Horn turned around suddenly in the saddle, and his face had changed.
“Don’t try tricks like that on me, Pater,” he hissed. “What will you gain by catching me out with a trick question? Look around. We aren’t in a Dominican priory, but in the Brzeźmierz Forests. If I feel in danger, I’ll simply whack you on the head and toss you under a bush. And in Strzelin, I’ll say you died on the way from overheating of the blood and an influx of fluids and humours.”
The priest paled.
“Fortunately for us all,” Horn finished calmly, “it will not come to that, because I am not a Beghard, nor a heretic, nor a member of the Brethren of the Free Spirit. But don’t try any more Inquisitors’ tricks, Oława priest. Agreed?”
Filip Granciszek didn’t reply, but nodded several times.
When they stopped to stretch their legs, Reynevan couldn’t resist. He took Urban Horn to one side and asked what had caused his sharp reaction.
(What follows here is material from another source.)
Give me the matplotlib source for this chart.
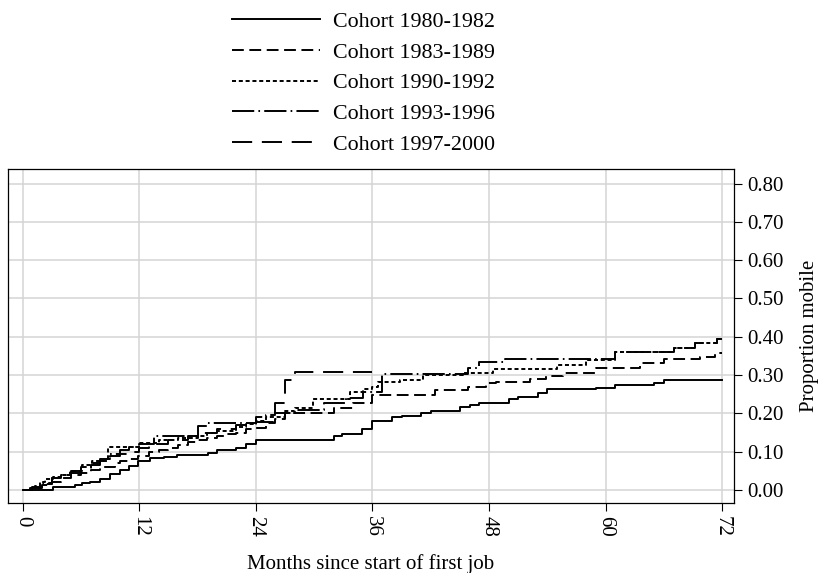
import matplotlib
matplotlib.use("Agg")
import matplotlib.pyplot as plt

plt.rcParams['font.family'] = ['Liberation Serif', 'DejaVu Serif']
plt.rcParams['lines.scale_dashes'] = False

# Kaplan-Meier style failure curves: month of each step and proportion mobile after it
t_8082 = [0, 3.1, 5.4, 6.1, 6.9, 8, 9, 10, 11, 11.9, 13.1, 14.6, 15.9, 19.1, 20, 22, 23, 24,
          32, 32.9, 34.9, 36, 38, 39, 41, 42, 45, 46, 47, 50, 51, 53, 54, 59, 61, 65, 66, 72]
p_8082 = [0, 0.007, 0.012, 0.017, 0.022, 0.029, 0.041, 0.052, 0.063, 0.076, 0.083, 0.087, 0.091,
          0.097, 0.104, 0.110, 0.119, 0.130, 0.141, 0.145, 0.158, 0.181, 0.190, 0.194, 0.200,
          0.206, 0.216, 0.222, 0.228, 0.237, 0.244, 0.252, 0.263, 0.267, 0.273, 0.279, 0.287, 0.287]

t_8389 = [0, 1, 2, 3, 4, 5, 6, 7, 8, 9.5, 10, 11, 11.9, 13, 14, 15, 16, 17, 18, 19, 20, 21, 22,
          23, 24, 25, 26, 27, 32, 34, 36, 42.4, 45.8, 47.7, 48.7, 52.2, 53.9, 55.6, 59, 63.5,
          66, 69.7, 71.2, 72]
p_8389 = [0, 0.005, 0.012, 0.022, 0.030, 0.038, 0.045, 0.052, 0.059, 0.070, 0.075, 0.080, 0.089,
          0.098, 0.104, 0.110, 0.118, 0.125, 0.130, 0.135, 0.140, 0.145, 0.150, 0.158, 0.163,
          0.175, 0.185, 0.200, 0.213, 0.226, 0.248, 0.261, 0.268, 0.279, 0.283, 0.290, 0.298,
          0.305, 0.318, 0.332, 0.341, 0.348, 0.358, 0.358]

t_9092 = [0, 0.75, 1.3, 1.8, 2.3, 3.1, 4.2, 4.9, 6.1, 7.1, 8.8, 12, 14, 16, 18, 19, 20, 22, 23,
          24, 25, 27, 28, 29.9, 33.7, 35, 36, 36.6, 38.8, 41.2, 45.3, 48.4, 55, 58, 61, 67,
          69.2, 71.4, 72]
p_9092 = [0, 0.005, 0.010, 0.022, 0.028, 0.035, 0.040, 0.050, 0.065, 0.075, 0.113, 0.122, 0.130,
          0.135, 0.140, 0.150, 0.155, 0.165, 0.172, 0.180, 0.190, 0.205, 0.215, 0.237, 0.257,
          0.263, 0.270, 0.283, 0.287, 0.300, 0.305, 0.315, 0.326, 0.339, 0.359, 0.370, 0.385,
          0.393, 0.393]

t_9396 = [0, 1, 2, 3, 4, 5, 6, 7, 8, 9, 10, 11, 12, 13.5, 18, 19, 24, 25, 26, 28, 31, 33.3,
          35, 37, 45.8, 47, 49.6, 61, 67, 69.2, 71.4, 72]
p_9396 = [0, 0.008, 0.018, 0.030, 0.040, 0.050, 0.060, 0.070, 0.080, 0.095, 0.105, 0.112, 0.120,
          0.141, 0.167, 0.176, 0.190, 0.196, 0.200, 0.210, 0.226, 0.240, 0.257, 0.303, 0.318,
          0.335, 0.341, 0.359, 0.370, 0.385, 0.393, 0.393]

t_9700 = [0, 1, 2, 3, 4, 5, 6, 7, 8, 9, 10, 11, 12, 13, 15, 17, 18, 20, 22, 24, 26, 27, 28, 36]
p_9700 = [0, 0.005, 0.015, 0.030, 0.040, 0.045, 0.055, 0.065, 0.075, 0.090, 0.095, 0.100, 0.110,
          0.120, 0.130, 0.140, 0.150, 0.160, 0.170, 0.178, 0.228, 0.287, 0.309, 0.309]

cohorts = ['Cohort 1980-1982', 'Cohort 1983-1989', 'Cohort 1990-1992',
           'Cohort 1993-1996', 'Cohort 1997-2000']
month_ticks = [0, 12, 24, 36, 48, 60, 72]
prop_ticks = [0, 0.1, 0.2, 0.3, 0.4, 0.5, 0.6, 0.7, 0.8]

series = [(t_8082, p_8082), (t_8389, p_8389), (t_9092, p_9092),
          (t_9396, p_9396), (t_9700, p_9700)]
dash_styles = ['-', (0, (8.5, 4)), (0, (2.9, 2.0)), (0, (16, 3, 1.2, 3)), (0, (14.5, 7))]

fig = plt.figure(figsize=(8.2, 5.73), dpi=100)
ax = fig.add_axes([8 / 820, 1 - 503 / 573, (734 - 8) / 820, (503 - 169) / 573])

for (t, p), ls, lab in zip(series, dash_styles, cohorts):
    ax.step(t, p, where='post', color='black', lw=1.4, linestyle=ls, label=lab)

ax.set_xlim(-1.5, 73.2)
ax.set_ylim(-0.034, 0.838)
ax.set_xticks(month_ticks)
ax.set_xticklabels([str(m) for m in month_ticks], rotation=-90)
ax.set_yticks(prop_ticks)
ax.set_yticklabels(['%.2f' % v for v in prop_ticks])
ax.yaxis.tick_right()
ax.yaxis.set_label_position('right')
ax.tick_params(axis='both', labelsize=15, direction='out', length=6, width=0.8, color='black')
ax.grid(True, color='#d4d4d4', lw=1.1)
ax.set_axisbelow(True)
for s in ax.spines.values():
    s.set_linewidth(0.9)

ax.set_xlabel('Months since start of first job', fontsize=15, labelpad=12)
ax.set_ylabel('Proportion mobile', fontsize=15, labelpad=12)

fig.legend(loc='upper left', bbox_to_anchor=(232 / 820, 1 - 11.5 / 573), frameon=False,
           fontsize=15.8, handlelength=4.0, handletextpad=0.62, labelspacing=0.47,
           borderpad=0, borderaxespad=0)

fig.savefig('out.png', dpi=100)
Horn didn’t want to talk at first, limiting himself to a few oaths and grunts about sodding amateur Inquisitors. Seeing, however, that Reynevan wanted more, he sat down on a fallen tree and called his dog.
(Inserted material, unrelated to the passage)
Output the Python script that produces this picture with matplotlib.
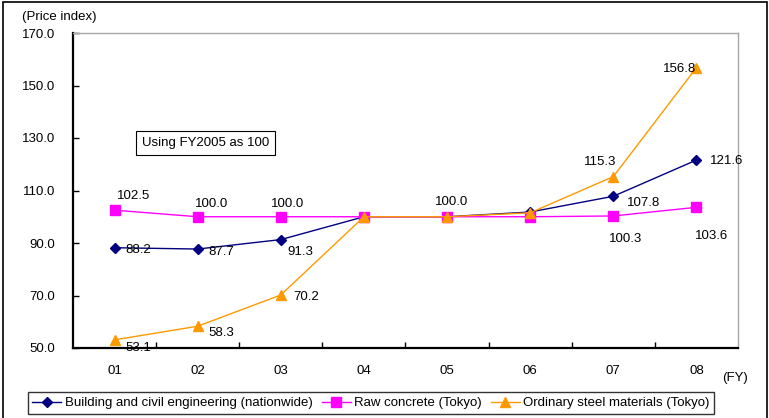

“I don’t give a damn about any of their heresies, Lancelot,” he began quietly. “Even though only a halfwit—and I don’t consider myself one—would fail to notice that perhaps something ought to change, or be reformed. And I can understand that it piques the Church when they hear there’s no God, that no one cares about the Ten Commandments, and that we ought to worship Lucifer. I understand why they’d start yelling ‘heresy’ on hearing that kind of dictum. But what then? What infuriates them the most? Not apostasy and godlessness, not the denial of the sacraments. It is the call for evangelical poverty that enrages them the most. For humility. For sacrifice. For service to God and the people. They go into a frenzy when anybody asks them to renounce power and money. That’s why they attack the heretics so ferociously. Dammit, I consider it a miracle that Poverello, Francis the Pauper, wasn’t burned at the stake! But I fear that every day some anonymous Poverello, unknown and unrecognised by anyone, is thrown on the pyre.”